## COLLECTED MATERIAL:
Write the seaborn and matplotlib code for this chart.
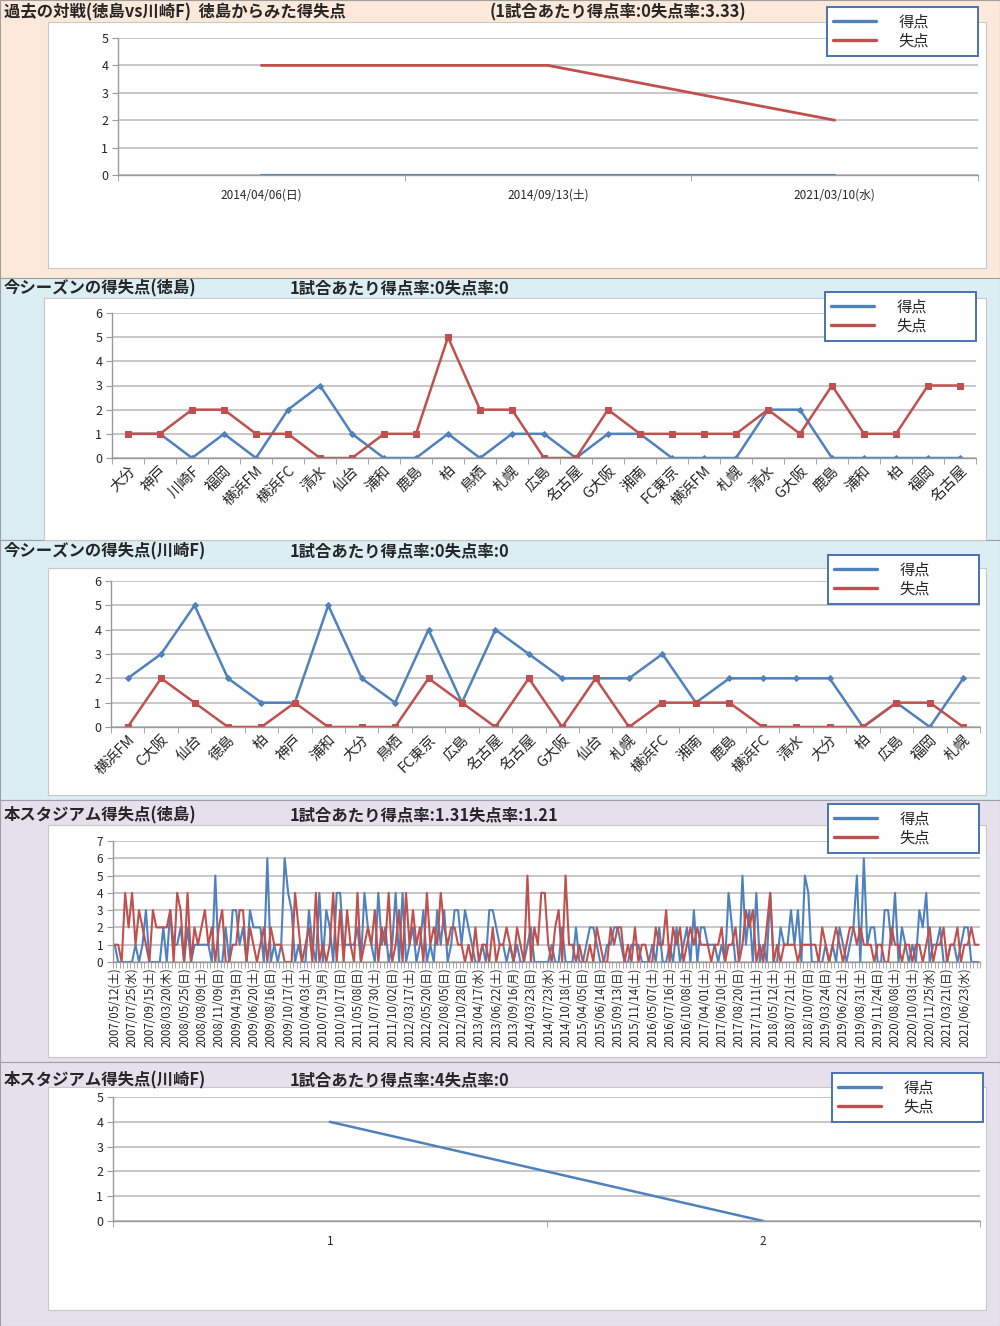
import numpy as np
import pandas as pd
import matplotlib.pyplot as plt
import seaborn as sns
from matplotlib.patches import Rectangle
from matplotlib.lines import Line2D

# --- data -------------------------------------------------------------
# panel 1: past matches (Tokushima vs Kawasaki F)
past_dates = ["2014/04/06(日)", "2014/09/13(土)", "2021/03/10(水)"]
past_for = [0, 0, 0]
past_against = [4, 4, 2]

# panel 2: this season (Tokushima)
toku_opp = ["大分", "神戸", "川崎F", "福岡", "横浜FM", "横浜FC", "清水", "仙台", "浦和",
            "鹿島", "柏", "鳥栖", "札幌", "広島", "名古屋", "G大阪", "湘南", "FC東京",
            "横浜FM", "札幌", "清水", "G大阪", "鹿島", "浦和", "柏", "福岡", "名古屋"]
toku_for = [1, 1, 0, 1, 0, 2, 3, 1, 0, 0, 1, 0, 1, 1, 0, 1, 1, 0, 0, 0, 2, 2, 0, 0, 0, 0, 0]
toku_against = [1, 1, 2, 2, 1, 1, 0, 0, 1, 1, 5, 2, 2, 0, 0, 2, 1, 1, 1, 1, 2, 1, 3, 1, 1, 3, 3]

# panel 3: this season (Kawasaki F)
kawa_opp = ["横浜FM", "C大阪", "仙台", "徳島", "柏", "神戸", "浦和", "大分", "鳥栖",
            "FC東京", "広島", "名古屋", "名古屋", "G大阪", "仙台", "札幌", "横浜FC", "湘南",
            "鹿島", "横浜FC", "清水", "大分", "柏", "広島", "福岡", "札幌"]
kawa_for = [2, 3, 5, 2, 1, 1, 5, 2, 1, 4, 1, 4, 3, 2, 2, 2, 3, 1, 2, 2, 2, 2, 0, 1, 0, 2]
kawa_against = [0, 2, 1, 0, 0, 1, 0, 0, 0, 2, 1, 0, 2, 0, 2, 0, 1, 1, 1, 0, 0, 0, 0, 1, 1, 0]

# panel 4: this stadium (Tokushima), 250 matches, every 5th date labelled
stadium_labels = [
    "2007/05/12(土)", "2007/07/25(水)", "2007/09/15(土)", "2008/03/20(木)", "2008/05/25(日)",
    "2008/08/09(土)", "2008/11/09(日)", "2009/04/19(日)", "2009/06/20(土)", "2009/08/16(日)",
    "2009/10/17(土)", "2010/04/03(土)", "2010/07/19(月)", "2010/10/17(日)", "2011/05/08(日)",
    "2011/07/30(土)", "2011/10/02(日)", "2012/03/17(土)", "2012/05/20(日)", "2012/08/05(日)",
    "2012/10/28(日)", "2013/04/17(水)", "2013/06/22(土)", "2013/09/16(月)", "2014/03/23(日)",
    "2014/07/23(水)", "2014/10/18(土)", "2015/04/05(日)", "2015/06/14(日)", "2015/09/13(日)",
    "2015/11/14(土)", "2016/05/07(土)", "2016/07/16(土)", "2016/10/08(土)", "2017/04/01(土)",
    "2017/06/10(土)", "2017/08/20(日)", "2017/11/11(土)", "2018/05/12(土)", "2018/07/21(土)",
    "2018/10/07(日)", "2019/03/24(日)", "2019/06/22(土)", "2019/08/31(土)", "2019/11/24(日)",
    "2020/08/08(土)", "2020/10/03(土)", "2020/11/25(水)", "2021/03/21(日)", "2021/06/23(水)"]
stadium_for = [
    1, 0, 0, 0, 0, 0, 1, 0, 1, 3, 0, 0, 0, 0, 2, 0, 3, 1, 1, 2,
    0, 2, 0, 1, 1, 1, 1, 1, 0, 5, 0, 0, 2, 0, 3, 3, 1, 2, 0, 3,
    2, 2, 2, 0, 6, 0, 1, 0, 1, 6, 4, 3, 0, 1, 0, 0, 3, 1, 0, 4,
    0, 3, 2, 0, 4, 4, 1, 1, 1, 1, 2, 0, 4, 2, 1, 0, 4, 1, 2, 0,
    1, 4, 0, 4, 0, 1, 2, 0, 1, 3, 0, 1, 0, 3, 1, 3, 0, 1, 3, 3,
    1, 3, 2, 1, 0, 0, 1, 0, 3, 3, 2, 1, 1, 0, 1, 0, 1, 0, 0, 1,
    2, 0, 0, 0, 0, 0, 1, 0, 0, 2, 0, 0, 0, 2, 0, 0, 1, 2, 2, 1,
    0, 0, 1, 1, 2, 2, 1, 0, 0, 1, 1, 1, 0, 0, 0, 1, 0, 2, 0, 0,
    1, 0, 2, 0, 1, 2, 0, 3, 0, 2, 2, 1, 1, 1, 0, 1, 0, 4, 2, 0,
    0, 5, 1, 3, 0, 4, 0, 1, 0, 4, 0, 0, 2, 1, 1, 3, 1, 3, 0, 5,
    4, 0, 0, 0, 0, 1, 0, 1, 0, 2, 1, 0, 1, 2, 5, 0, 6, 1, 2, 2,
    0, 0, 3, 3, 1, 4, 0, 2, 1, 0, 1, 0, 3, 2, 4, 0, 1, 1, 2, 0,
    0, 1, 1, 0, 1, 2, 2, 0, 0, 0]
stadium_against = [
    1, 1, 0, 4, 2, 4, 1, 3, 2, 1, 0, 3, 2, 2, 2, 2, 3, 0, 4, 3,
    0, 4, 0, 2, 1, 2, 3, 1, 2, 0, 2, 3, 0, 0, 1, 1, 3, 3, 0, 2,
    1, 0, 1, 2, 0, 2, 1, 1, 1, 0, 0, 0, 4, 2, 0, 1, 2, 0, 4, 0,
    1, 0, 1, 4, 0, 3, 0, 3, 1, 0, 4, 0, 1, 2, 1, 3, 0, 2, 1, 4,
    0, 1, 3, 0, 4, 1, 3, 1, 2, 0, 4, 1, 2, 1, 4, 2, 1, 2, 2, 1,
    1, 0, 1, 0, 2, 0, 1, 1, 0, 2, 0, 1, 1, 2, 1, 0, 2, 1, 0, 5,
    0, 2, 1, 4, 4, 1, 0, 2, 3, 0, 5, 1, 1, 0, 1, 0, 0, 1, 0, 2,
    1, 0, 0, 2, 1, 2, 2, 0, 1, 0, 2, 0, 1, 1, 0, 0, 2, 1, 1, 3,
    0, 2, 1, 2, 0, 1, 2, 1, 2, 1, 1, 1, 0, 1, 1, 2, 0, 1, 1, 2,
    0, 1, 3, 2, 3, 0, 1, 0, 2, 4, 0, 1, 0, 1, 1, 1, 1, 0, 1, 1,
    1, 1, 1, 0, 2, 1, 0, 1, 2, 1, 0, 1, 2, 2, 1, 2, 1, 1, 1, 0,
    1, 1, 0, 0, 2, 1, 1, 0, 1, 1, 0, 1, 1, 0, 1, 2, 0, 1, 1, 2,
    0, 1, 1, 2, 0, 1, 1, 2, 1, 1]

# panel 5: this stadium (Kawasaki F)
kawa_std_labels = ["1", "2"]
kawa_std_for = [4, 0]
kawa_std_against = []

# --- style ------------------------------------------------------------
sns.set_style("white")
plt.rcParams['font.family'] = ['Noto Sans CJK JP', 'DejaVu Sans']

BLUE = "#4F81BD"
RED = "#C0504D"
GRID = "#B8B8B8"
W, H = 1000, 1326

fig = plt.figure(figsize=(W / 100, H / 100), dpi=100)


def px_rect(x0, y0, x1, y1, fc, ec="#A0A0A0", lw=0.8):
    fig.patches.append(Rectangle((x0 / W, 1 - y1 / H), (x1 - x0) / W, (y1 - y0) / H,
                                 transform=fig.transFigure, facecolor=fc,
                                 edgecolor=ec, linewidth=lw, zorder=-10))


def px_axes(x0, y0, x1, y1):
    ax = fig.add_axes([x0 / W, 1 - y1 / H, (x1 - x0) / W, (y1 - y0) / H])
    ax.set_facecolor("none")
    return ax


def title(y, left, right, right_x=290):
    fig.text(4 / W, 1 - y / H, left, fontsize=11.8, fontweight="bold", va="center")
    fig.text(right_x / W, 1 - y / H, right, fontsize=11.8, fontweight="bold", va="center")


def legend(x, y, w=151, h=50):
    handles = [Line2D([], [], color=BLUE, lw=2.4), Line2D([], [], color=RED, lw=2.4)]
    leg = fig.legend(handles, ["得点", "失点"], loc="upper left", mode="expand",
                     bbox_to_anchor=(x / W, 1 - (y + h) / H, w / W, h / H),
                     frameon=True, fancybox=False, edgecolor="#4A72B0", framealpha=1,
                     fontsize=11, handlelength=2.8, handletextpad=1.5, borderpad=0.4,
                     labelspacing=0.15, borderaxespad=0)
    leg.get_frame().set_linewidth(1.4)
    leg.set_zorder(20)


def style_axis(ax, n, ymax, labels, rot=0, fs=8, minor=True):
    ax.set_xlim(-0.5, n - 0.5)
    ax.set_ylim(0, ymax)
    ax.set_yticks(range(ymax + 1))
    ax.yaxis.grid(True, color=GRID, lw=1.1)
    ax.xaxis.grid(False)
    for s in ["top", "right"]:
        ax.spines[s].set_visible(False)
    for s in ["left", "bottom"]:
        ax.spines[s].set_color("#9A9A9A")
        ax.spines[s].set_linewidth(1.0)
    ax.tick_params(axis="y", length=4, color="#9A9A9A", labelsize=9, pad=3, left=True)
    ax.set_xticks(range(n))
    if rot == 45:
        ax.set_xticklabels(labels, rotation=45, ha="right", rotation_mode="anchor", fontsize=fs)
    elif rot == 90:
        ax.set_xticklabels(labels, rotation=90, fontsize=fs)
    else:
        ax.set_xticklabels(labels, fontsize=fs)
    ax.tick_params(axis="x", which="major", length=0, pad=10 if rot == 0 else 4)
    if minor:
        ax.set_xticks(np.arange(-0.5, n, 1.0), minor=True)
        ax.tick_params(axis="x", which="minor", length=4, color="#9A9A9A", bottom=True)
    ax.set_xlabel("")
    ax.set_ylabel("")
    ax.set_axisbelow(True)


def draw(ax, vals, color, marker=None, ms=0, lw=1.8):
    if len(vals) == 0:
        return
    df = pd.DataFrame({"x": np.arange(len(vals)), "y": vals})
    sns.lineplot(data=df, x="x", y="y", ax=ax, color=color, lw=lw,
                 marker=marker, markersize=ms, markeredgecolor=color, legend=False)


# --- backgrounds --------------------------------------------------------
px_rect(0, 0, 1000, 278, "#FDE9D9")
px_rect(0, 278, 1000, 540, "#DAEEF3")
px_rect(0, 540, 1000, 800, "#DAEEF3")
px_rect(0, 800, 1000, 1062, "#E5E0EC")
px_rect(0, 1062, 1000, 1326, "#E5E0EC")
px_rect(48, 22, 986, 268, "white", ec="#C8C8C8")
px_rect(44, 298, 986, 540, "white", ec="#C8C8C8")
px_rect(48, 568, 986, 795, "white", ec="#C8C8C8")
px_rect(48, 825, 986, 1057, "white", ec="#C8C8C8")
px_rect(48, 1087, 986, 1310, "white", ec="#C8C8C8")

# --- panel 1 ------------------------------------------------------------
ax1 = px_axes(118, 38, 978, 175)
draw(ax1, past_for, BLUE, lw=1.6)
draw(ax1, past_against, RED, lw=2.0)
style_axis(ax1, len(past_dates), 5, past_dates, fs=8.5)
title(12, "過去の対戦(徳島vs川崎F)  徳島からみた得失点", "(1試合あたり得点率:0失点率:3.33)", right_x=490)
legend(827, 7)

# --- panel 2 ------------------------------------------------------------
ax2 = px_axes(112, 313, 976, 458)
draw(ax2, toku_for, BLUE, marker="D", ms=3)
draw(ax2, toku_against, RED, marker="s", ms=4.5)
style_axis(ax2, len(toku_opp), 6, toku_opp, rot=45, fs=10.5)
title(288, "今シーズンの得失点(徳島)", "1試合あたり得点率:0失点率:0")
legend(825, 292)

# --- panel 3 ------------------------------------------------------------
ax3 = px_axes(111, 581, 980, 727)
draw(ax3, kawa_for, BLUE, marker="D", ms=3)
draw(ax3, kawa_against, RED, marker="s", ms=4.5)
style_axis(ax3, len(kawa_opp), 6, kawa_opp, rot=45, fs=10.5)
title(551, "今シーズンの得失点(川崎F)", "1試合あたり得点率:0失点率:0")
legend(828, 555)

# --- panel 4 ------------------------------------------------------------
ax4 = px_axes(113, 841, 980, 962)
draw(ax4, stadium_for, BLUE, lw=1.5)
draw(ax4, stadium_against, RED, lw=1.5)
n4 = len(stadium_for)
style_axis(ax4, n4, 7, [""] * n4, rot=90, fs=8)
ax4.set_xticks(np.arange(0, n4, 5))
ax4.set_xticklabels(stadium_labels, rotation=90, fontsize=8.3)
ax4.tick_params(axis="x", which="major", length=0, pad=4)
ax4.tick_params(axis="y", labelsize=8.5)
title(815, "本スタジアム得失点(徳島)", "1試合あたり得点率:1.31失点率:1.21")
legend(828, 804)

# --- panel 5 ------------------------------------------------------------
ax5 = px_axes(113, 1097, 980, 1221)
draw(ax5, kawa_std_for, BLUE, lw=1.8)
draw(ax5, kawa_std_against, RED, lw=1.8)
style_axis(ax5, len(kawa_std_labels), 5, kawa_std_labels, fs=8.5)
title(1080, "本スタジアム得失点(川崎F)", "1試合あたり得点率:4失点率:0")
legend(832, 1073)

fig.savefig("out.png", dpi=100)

## SET TASK:
Repeat the lines above, starting at the first and stopping after the line that holds "0, 0, 1, 1, 0]", with the pictures left out.

## WRITTEN ANSWER:
Write the seaborn and matplotlib code for this chart.
import numpy as np
import pandas as pd
import matplotlib.pyplot as plt
import seaborn as sns
from matplotlib.patches import Rectangle
from matplotlib.lines import Line2D

# --- data -------------------------------------------------------------
# panel 1: past matches (Tokushima vs Kawasaki F)
past_dates = ["2014/04/06(日)", "2014/09/13(土)", "2021/03/10(水)"]
past_for = [0, 0, 0]
past_against = [4, 4, 2]

# panel 2: this season (Tokushima)
toku_opp = ["大分", "神戸", "川崎F", "福岡", "横浜FM", "横浜FC", "清水", "仙台", "浦和",
            "鹿島", "柏", "鳥栖", "札幌", "広島", "名古屋", "G大阪", "湘南", "FC東京",
            "横浜FM", "札幌", "清水", "G大阪", "鹿島", "浦和", "柏", "福岡", "名古屋"]
toku_for = [1, 1, 0, 1, 0, 2, 3, 1, 0, 0, 1, 0, 1, 1, 0, 1, 1, 0, 0, 0, 2, 2, 0, 0, 0, 0, 0]
toku_against = [1, 1, 2, 2, 1, 1, 0, 0, 1, 1, 5, 2, 2, 0, 0, 2, 1, 1, 1, 1, 2, 1, 3, 1, 1, 3, 3]

# panel 3: this season (Kawasaki F)
kawa_opp = ["横浜FM", "C大阪", "仙台", "徳島", "柏", "神戸", "浦和", "大分", "鳥栖",
            "FC東京", "広島", "名古屋", "名古屋", "G大阪", "仙台", "札幌", "横浜FC", "湘南",
            "鹿島", "横浜FC", "清水", "大分", "柏", "広島", "福岡", "札幌"]
kawa_for = [2, 3, 5, 2, 1, 1, 5, 2, 1, 4, 1, 4, 3, 2, 2, 2, 3, 1, 2, 2, 2, 2, 0, 1, 0, 2]
kawa_against = [0, 2, 1, 0, 0, 1, 0, 0, 0, 2, 1, 0, 2, 0, 2, 0, 1, 1, 1, 0, 0, 0, 0, 1, 1, 0]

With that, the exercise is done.